Rosenberg Interview continued


TKTV: What is your average day like from start to finish?

MR: Get in around 10am, eat a bagel, go to the writers' room and work on either breaking a future story, rewriting a future script, or rewriting the current week's script. Order lunch. Continue working while the PA fails to get the food to the room while it's still warm. Eat. Continue working until around 4pm. Go to the stage for a run-through. Eat popcorn while waiting for the show to start. Watch the run-through. Walk upstairs with the writers discussing how great the run-through was and how early we'll be able to leave tonight. Wait around eating Skor bars until the executive producers are finished getting notes from the studio or network and giving notes to the actors. Go back to the writers' room and rewrite the current script until about 7. Eat dinner in while we work. Continue rewriting until the rewrite is done, which, depending on the day of the week and condition of the script, could be as early as 9pm and as late as 4am. Rinse, repeat.

TKTV: Tell us a little bit about how you write an episode of "Titus." How long is the cycle from concept until it appears on screen?

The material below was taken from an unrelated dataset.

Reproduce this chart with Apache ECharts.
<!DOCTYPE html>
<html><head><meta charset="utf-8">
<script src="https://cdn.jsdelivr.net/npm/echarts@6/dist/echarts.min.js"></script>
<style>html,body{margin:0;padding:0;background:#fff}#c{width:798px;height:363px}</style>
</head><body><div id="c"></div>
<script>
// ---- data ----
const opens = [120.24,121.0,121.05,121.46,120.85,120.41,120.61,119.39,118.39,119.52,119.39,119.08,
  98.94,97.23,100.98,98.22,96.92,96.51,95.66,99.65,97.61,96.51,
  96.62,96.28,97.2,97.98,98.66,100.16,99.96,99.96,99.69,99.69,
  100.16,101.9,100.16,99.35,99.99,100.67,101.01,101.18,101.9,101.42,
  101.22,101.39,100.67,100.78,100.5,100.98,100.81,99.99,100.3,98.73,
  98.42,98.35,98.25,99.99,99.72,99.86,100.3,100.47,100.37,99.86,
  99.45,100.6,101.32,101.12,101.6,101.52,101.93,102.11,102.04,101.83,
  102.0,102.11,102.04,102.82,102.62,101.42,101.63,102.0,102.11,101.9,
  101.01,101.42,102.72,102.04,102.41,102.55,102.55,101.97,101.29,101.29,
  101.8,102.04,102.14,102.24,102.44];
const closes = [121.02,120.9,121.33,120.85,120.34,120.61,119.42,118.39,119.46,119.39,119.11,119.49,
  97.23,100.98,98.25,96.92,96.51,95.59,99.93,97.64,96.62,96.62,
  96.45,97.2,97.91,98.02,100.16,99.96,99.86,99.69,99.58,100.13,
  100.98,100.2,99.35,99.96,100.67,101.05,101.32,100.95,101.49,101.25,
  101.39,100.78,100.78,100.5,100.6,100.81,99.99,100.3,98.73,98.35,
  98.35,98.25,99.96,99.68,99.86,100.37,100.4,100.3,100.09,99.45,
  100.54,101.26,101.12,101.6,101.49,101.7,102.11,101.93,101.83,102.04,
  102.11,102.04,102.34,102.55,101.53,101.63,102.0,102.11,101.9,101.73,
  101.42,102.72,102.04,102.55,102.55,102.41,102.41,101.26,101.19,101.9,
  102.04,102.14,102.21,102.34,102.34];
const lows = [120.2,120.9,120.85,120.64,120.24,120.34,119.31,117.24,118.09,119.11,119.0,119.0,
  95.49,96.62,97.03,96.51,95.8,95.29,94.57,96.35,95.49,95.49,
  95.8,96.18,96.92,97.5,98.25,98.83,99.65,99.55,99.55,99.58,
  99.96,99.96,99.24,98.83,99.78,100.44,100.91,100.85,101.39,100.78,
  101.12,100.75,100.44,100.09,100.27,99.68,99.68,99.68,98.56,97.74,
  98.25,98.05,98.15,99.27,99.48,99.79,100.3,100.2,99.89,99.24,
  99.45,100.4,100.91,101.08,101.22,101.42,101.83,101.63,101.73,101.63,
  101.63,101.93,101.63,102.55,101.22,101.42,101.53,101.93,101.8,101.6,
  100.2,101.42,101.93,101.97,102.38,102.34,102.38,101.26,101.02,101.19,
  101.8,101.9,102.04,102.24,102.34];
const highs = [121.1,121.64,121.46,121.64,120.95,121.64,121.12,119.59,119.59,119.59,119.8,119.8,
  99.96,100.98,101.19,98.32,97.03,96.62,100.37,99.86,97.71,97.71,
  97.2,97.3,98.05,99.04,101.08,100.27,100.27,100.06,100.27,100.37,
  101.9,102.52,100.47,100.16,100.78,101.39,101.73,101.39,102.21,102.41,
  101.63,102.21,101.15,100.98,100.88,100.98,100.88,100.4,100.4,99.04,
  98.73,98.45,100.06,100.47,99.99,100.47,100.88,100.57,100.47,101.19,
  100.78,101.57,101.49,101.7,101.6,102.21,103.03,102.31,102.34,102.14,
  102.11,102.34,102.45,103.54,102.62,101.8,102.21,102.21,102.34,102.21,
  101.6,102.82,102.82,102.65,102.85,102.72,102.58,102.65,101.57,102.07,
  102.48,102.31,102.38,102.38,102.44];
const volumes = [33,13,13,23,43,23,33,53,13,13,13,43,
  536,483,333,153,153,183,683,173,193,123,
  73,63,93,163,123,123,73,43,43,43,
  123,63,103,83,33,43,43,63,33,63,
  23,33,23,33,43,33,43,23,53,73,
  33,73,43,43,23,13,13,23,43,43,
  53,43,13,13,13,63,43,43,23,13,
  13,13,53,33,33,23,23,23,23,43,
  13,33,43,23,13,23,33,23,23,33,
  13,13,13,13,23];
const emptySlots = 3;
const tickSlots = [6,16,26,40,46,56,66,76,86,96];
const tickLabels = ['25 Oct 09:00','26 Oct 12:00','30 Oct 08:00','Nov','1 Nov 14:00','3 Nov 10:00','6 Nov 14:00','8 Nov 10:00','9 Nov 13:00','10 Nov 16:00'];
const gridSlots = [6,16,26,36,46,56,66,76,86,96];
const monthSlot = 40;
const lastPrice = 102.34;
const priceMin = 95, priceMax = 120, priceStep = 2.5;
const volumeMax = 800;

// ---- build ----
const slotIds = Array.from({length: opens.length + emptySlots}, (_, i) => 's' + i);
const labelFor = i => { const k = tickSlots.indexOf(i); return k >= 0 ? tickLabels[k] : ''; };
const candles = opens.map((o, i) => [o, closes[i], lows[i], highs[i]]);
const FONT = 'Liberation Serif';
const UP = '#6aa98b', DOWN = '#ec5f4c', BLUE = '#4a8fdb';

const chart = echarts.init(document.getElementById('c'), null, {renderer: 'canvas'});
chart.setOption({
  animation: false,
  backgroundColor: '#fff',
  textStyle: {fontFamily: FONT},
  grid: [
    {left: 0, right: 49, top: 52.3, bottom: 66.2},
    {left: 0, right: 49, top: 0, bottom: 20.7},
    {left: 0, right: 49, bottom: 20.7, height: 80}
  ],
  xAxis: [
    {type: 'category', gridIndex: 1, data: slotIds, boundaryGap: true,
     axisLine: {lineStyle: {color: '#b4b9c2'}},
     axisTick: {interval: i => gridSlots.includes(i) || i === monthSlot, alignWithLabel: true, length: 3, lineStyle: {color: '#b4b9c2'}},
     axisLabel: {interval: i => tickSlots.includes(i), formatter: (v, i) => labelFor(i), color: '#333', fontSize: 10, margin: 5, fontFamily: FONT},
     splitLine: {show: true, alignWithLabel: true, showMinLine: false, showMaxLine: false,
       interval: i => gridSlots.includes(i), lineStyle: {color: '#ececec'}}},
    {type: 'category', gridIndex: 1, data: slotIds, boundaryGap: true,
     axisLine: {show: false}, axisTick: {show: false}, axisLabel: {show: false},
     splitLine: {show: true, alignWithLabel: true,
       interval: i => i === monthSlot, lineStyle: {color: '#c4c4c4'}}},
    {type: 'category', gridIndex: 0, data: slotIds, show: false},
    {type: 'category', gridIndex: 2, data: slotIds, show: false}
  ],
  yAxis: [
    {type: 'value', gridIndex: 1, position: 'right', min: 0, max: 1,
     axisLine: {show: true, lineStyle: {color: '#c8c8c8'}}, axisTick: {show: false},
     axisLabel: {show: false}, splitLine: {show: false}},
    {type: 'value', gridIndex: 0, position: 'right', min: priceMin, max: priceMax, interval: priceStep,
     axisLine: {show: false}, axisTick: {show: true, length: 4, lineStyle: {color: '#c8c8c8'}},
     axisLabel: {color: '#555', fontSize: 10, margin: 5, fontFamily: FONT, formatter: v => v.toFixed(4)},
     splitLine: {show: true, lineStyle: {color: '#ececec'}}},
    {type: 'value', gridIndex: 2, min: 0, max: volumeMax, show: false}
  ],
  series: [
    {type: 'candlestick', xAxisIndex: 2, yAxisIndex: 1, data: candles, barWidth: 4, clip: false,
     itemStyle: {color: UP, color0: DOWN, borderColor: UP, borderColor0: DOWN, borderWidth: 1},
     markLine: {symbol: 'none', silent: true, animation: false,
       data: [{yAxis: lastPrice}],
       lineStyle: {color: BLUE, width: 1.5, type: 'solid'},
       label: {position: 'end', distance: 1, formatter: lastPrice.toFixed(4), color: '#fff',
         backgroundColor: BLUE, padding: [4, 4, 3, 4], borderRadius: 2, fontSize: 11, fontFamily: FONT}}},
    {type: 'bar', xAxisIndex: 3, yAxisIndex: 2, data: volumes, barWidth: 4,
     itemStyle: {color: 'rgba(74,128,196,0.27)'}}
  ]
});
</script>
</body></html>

MR: We come up with a rough idea of the story and pitch it to the studio and network. If they both sign off on it, the writers will all sit together and "break" the story. "Titus" stories tend to be harder to break than stories on other shows because we strive to be as real as possible. Not just real as far as being true to Christopher's history but emotionally true. Also, we're very concerned with not doing anything that you've ever seen on television before. If anything strikes us as familiar or "sitcomy," we'll spend hours trying to find a screwed-up spin to it. At the end of the story process, the writers' assistants will have up to 20 pages of notes that lay the story out in detail with a lot of jokes.

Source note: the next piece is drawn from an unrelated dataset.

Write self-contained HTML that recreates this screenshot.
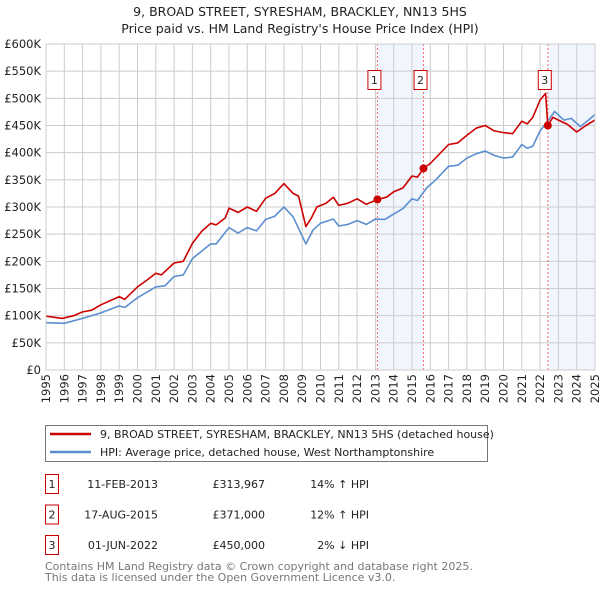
<!DOCTYPE html>
<html><head><meta charset="utf-8">
<style>
body{margin:0;background:#fff;font-family:"DejaVu Sans","Liberation Sans",sans-serif;}
svg text{font-family:"DejaVu Sans","Liberation Sans",sans-serif;}
</style></head>
<body>
<svg width="600" height="590" xmlns="http://www.w3.org/2000/svg">
<text x="300" y="16" text-anchor="middle" font-size="12.5" fill="#222">9, BROAD STREET, SYRESHAM, BRACKLEY, NN13 5HS</text>
<text x="300" y="33" text-anchor="middle" font-size="12.5" fill="#222">Price paid vs. HM Land Registry's House Price Index (HPI)</text>
<g id="plot"></g>
<g>
<rect x="45.5" y="425.5" width="442" height="36" fill="#fff" stroke="#777"/>
<line x1="50" y1="434" x2="91" y2="434" stroke="#cc0000" stroke-width="2.5"/>
<text x="100" y="438" font-size="11" fill="#222">9, BROAD STREET, SYRESHAM, BRACKLEY, NN13 5HS (detached house)</text>
<line x1="50" y1="452" x2="91" y2="452" stroke="#5b8fd0" stroke-width="2.5"/>
<text x="100" y="456" font-size="11" fill="#222">HPI: Average price, detached house, West Northamptonshire</text>
</g>
<g id="table" font-size="11" fill="#222"></g>
<text x="45" y="570" font-size="11" fill="#777">Contains HM Land Registry data © Crown copyright and database right 2025.</text>
<text x="45" y="581" font-size="11" fill="#777">This data is licensed under the Open Government Licence v3.0.</text>
</svg>
<script>
const yTicks=[0,50000,100000,150000,200000,250000,300000,350000,400000,450000,500000,550000,600000];
const yTickLabels=["£0","£50K","£100K","£150K","£200K","£250K","£300K","£350K","£400K","£450K","£500K","£550K","£600K"];
const xYears=[1995,1996,1997,1998,1999,2000,2001,2002,2003,2004,2005,2006,2007,2008,2009,2010,2011,2012,2013,2014,2015,2016,2017,2018,2019,2020,2021,2022,2023,2024,2025];
const redT=[1995,1995.9,1996.5,1997,1997.5,1998,1999,1999.3,2000,2000.5,2001,2001.3,2002,2002.5,2003,2003.5,2004,2004.3,2004.8,2005,2005.5,2006,2006.5,2007,2007.5,2008,2008.5,2008.8,2009.2,2009.5,2009.8,2010.3,2010.7,2011,2011.5,2012,2012.5,2013.11,2013.6,2014,2014.5,2015,2015.3,2015.63,2016,2017,2017.5,2018,2018.5,2019,2019.5,2020,2020.5,2021,2021.3,2021.6,2022,2022.3,2022.42,2022.7,2023,2023.5,2024,2024.5,2025];
const redV=[99000,95000,100000,107000,110000,120000,135000,130000,153000,165000,178000,175000,197000,200000,233000,255000,270000,267000,280000,298000,290000,300000,292000,316000,325000,343000,325000,320000,264000,280000,300000,307000,318000,303000,307000,315000,305000,313967,318000,328000,335000,357000,355000,371000,380000,415000,418000,432000,445000,450000,440000,437000,435000,458000,453000,465000,497000,509000,450000,465000,460000,452000,438000,450000,460000];
const blueT=[1995,1996,1997,1998,1999,1999.3,2000,2001,2001.5,2002,2002.5,2003,2004,2004.3,2005,2005.5,2006,2006.5,2007,2007.5,2008,2008.5,2009.2,2009.6,2010,2010.7,2011,2011.5,2012,2012.5,2013,2013.5,2014,2014.5,2015,2015.3,2015.8,2016.3,2017,2017.5,2018,2018.5,2019,2019.5,2020,2020.5,2021,2021.3,2021.6,2022,2022.5,2022.8,2023.3,2023.7,2024.2,2025];
const blueV=[87000,86000,95000,105000,118000,115000,133000,153000,155000,172000,175000,205000,232000,232000,262000,252000,262000,256000,277000,283000,300000,282000,232000,258000,270000,278000,265000,268000,275000,268000,278000,277000,287000,297000,315000,312000,335000,350000,375000,377000,390000,398000,403000,395000,390000,392000,415000,408000,412000,440000,462000,476000,460000,463000,448000,470000];
const saleLabels=["1","2","3"];
const saleT=[2013.11,2015.63,2022.42];
const saleV=[313967,371000,450000];
const saleDates=["11-FEB-2013","17-AUG-2015","01-JUN-2022"];
const salePrices=["£313,967","£371,000","£450,000"];
const saleHpi=["14% ↑ HPI","12% ↑ HPI","2% ↓ HPI"];

const NS="http://www.w3.org/2000/svg";
const L=46,R=595,T=44,B=370;
const x=t=>L+(t-1995)/30*(R-L);
const y=v=>B-v/600000*(B-T);
const plot=document.getElementById('plot');
function mk(tag,attrs,parent){const e=document.createElementNS(NS,tag);for(const k in attrs)e.setAttribute(k,attrs[k]);(parent||plot).appendChild(e);return e;}
const sh1=mk('rect',{x:x(saleT[0]),y:T,width:x(saleT[1])-x(saleT[0]),height:B-T,fill:'#eef3fc',opacity:0.8});


const sh2=mk('rect',{x:x(saleT[2]),y:T,width:R-x(saleT[2]),height:B-T,fill:'#eef3fc',opacity:0.8});


yTicks.forEach((v,i)=>{
 const g=mk('line',{x1:L,x2:R,y1:y(v),y2:y(v),stroke:'#ccc','stroke-width':1});
 
 
 const t=mk('text',{x:L-5,y:y(v)+4,'text-anchor':'end','font-size':11.5,fill:'#222'});
 t.textContent=yTickLabels[i];
 
 
});
xYears.forEach(yr=>{
 const g=mk('line',{x1:x(yr),x2:x(yr),y1:T,y2:B,stroke:'#ccc','stroke-width':1});
 
 
 const t=mk('text',{x:0,y:0,'text-anchor':'end','font-size':11.5,fill:'#222',transform:`translate(${x(yr)+4},374) rotate(-90)`});
 t.textContent=yr;
 
 
});
saleT.forEach((t,i)=>{
 const l=mk('line',{x1:x(t),x2:x(t),y1:T,y2:B,stroke:'#f07070','stroke-width':1,'stroke-dasharray':'2,2'});
 
 
});
function path(ts,vs,color,name){
 const d=ts.map((t,i)=>(i?'L':'M')+x(t).toFixed(1)+','+y(vs[i]).toFixed(1)).join('');
 const p=mk('path',{d:d,fill:'none',stroke:color,'stroke-width':1.6,'stroke-linejoin':'round'});
 
 
}
path(blueT,blueV,'#5b8fd0','hpi-line');
path(redT,redV,'#cc0000','property-price-line');
saleT.forEach((t,i)=>{
 const c=mk('circle',{cx:x(t),cy:y(saleV[i]),r:4,fill:'#cc0000'});
 
 
 const bx=mk('rect',{x:x(t)-9.5,y:70.5,width:13,height:19,fill:'#fff',stroke:'#cc0000','stroke-width':1});
 
 
 const tx=mk('text',{x:x(t)-3,y:84,'text-anchor':'middle','font-size':11,fill:'#222'});
 tx.textContent=saleLabels[i];
 
 
});
const border=mk('rect',{x:L,y:T,width:R-L,height:B-T,fill:'none',stroke:'#ccc'});


const tb=document.getElementById('table');
saleLabels.forEach((s,i)=>{
 const yy=487+i*30.5;
 const bx=mk('rect',{x:45.5,y:yy-12.5,width:13,height:19,fill:'#fff',stroke:'#cc0000'},tb);
 
 
 const cols=[[52,s,'middle','table-row-number'],[158,saleDates[i],'end','table-row-date'],[265,salePrices[i],'end','table-row-price'],[369,saleHpi[i],'end','table-row-hpi']];
 cols.forEach(c=>{
  const t=mk('text',{x:c[0],y:yy+1,'text-anchor':c[2]},tb);
  t.textContent=c[1];
  
  
 });
});
</script>
</body></html>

Then one or two of the writers will be sent off to take the outline and turn it into a script. This takes one to two weeks. When the first draft is done, the whole room of writers will take a rewrite pass at it and it will be sent to the studio, which will give notes requiring another pass. The result of all of this is the "Table Draft," which is what the actors will get. The writers, actors, studio, and network meets on a Thursday afternoon for the "Table Read," where the actors read the script out loud for the first time. This will occasion more notes and a rewrite Friday and Saturday.

During the production week, we'll see a run-through and do our biggest rewrite on Monday night. Tuesday we'll generally have a lighter but significant rewrite. Starting Wednesday, we begin shooting the flashbacks, so the script can't really go through much more rewriting. Sometimes, though, we'll do some minor rewriting (just lines, not scenes or story) on the set during the shooting. We'll tweak the present time story up until taping Friday night.